▶ Exercise goal
All of the material should be reproduced exactly, with pictures left out.

▶ Material provided
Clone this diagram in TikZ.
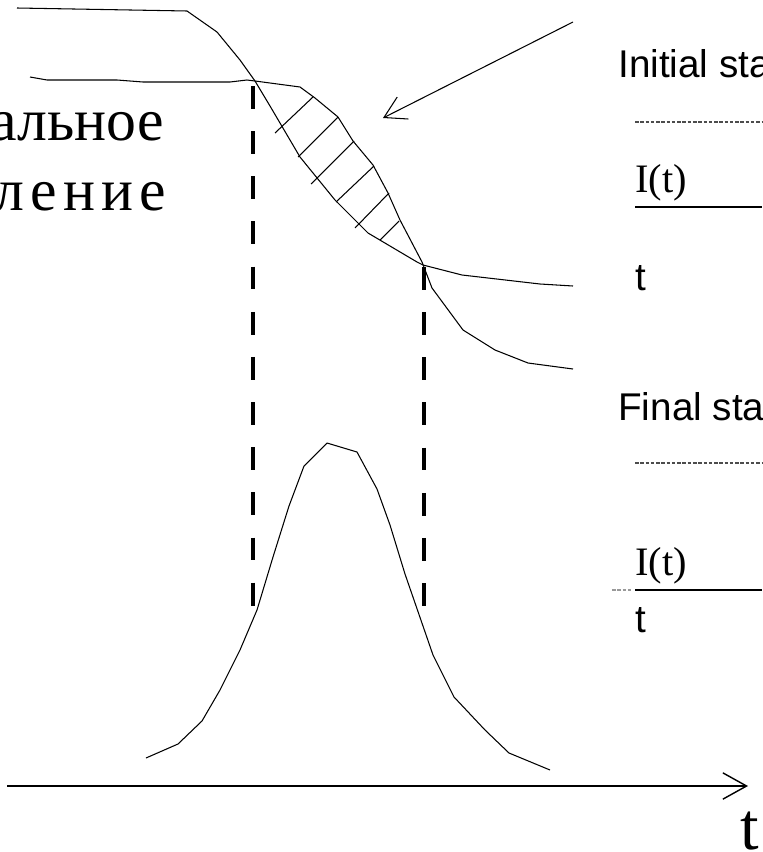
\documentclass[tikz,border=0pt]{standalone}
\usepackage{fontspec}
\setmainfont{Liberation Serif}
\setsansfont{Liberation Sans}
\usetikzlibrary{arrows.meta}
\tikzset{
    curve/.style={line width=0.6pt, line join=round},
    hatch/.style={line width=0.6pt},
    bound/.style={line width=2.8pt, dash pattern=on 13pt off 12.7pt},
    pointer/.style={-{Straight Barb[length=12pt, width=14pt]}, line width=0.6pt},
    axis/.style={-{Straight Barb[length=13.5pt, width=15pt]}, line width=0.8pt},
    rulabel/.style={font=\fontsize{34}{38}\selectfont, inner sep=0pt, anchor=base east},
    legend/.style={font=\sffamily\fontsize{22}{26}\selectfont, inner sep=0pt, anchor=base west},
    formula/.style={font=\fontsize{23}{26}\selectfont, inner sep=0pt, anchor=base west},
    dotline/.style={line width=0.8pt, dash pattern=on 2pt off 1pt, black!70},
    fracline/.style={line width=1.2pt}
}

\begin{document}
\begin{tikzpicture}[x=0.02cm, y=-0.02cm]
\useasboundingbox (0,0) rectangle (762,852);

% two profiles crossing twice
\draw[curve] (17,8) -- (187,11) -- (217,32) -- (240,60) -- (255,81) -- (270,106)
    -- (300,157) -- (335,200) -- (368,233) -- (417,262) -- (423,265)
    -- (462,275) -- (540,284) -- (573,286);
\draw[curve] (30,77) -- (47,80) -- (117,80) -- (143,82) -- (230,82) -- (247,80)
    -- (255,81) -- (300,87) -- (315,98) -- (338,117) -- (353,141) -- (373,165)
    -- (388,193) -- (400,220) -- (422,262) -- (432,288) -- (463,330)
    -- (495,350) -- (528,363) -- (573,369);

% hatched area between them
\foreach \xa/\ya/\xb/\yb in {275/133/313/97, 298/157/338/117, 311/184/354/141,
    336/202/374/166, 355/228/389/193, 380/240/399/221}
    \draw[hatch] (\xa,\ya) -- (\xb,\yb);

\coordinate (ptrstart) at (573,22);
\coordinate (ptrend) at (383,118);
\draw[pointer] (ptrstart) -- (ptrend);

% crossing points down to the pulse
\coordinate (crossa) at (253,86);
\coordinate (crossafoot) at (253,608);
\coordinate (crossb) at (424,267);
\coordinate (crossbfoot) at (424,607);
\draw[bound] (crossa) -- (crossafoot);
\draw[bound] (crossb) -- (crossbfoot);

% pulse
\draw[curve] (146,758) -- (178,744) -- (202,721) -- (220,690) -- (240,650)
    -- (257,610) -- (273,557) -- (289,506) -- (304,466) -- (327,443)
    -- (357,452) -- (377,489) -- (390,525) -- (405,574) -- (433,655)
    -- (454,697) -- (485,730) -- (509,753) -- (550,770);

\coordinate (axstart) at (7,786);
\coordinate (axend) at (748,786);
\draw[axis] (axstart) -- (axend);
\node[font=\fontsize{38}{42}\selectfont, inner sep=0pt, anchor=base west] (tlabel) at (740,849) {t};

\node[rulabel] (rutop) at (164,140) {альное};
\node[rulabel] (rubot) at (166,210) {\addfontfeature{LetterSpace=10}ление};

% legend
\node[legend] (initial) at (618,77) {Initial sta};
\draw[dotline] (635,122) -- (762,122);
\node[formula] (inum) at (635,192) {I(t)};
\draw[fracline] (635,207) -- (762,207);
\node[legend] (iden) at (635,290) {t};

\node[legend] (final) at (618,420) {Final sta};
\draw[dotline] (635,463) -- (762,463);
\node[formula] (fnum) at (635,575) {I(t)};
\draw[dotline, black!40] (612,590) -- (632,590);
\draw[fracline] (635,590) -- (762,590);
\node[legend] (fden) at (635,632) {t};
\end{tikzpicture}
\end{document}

▶ Exercise answer
Clone this diagram in TikZ.
\documentclass[tikz,border=0pt]{standalone}
\usepackage{fontspec}
\setmainfont{Liberation Serif}
\setsansfont{Liberation Sans}
\usetikzlibrary{arrows.meta}
\tikzset{
    curve/.style={line width=0.6pt, line join=round},
    hatch/.style={line width=0.6pt},
    bound/.style={line width=2.8pt, dash pattern=on 13pt off 12.7pt},
    pointer/.style={-{Straight Barb[length=12pt, width=14pt]}, line width=0.6pt},
    axis/.style={-{Straight Barb[length=13.5pt, width=15pt]}, line width=0.8pt},
    rulabel/.style={font=\fontsize{34}{38}\selectfont, inner sep=0pt, anchor=base east},
    legend/.style={font=\sffamily\fontsize{22}{26}\selectfont, inner sep=0pt, anchor=base west},
    formula/.style={font=\fontsize{23}{26}\selectfont, inner sep=0pt, anchor=base west},
    dotline/.style={line width=0.8pt, dash pattern=on 2pt off 1pt, black!70},
    fracline/.style={line width=1.2pt}
}

\begin{document}
\begin{tikzpicture}[x=0.02cm, y=-0.02cm]
\useasboundingbox (0,0) rectangle (762,852);

% two profiles crossing twice
\draw[curve] (17,8) -- (187,11) -- (217,32) -- (240,60) -- (255,81) -- (270,106)
    -- (300,157) -- (335,200) -- (368,233) -- (417,262) -- (423,265)
    -- (462,275) -- (540,284) -- (573,286);
\draw[curve] (30,77) -- (47,80) -- (117,80) -- (143,82) -- (230,82) -- (247,80)
    -- (255,81) -- (300,87) -- (315,98) -- (338,117) -- (353,141) -- (373,165)
    -- (388,193) -- (400,220) -- (422,262) -- (432,288) -- (463,330)
    -- (495,350) -- (528,363) -- (573,369);

% hatched area between them
\foreach \xa/\ya/\xb/\yb in {275/133/313/97, 298/157/338/117, 311/184/354/141,
    336/202/374/166, 355/228/389/193, 380/240/399/221}
    \draw[hatch] (\xa,\ya) -- (\xb,\yb);

\coordinate (ptrstart) at (573,22);
\coordinate (ptrend) at (383,118);
\draw[pointer] (ptrstart) -- (ptrend);

% crossing points down to the pulse
\coordinate (crossa) at (253,86);
\coordinate (crossafoot) at (253,608);
\coordinate (crossb) at (424,267);
\coordinate (crossbfoot) at (424,607);
\draw[bound] (crossa) -- (crossafoot);
\draw[bound] (crossb) -- (crossbfoot);

% pulse
\draw[curve] (146,758) -- (178,744) -- (202,721) -- (220,690) -- (240,650)
    -- (257,610) -- (273,557) -- (289,506) -- (304,466) -- (327,443)
    -- (357,452) -- (377,489) -- (390,525) -- (405,574) -- (433,655)
    -- (454,697) -- (485,730) -- (509,753) -- (550,770);

\coordinate (axstart) at (7,786);
\coordinate (axend) at (748,786);
\draw[axis] (axstart) -- (axend);
\node[font=\fontsize{38}{42}\selectfont, inner sep=0pt, anchor=base west] (tlabel) at (740,849) {t};

\node[rulabel] (rutop) at (164,140) {альное};
\node[rulabel] (rubot) at (166,210) {\addfontfeature{LetterSpace=10}ление};

% legend
\node[legend] (initial) at (618,77) {Initial sta};
\draw[dotline] (635,122) -- (762,122);
\node[formula] (inum) at (635,192) {I(t)};
\draw[fracline] (635,207) -- (762,207);
\node[legend] (iden) at (635,290) {t};

\node[legend] (final) at (618,420) {Final sta};
\draw[dotline] (635,463) -- (762,463);
\node[formula] (fnum) at (635,575) {I(t)};
\draw[dotline, black!40] (612,590) -- (632,590);
\draw[fracline] (635,590) -- (762,590);
\node[legend] (fden) at (635,632) {t};
\end{tikzpicture}
\end{document}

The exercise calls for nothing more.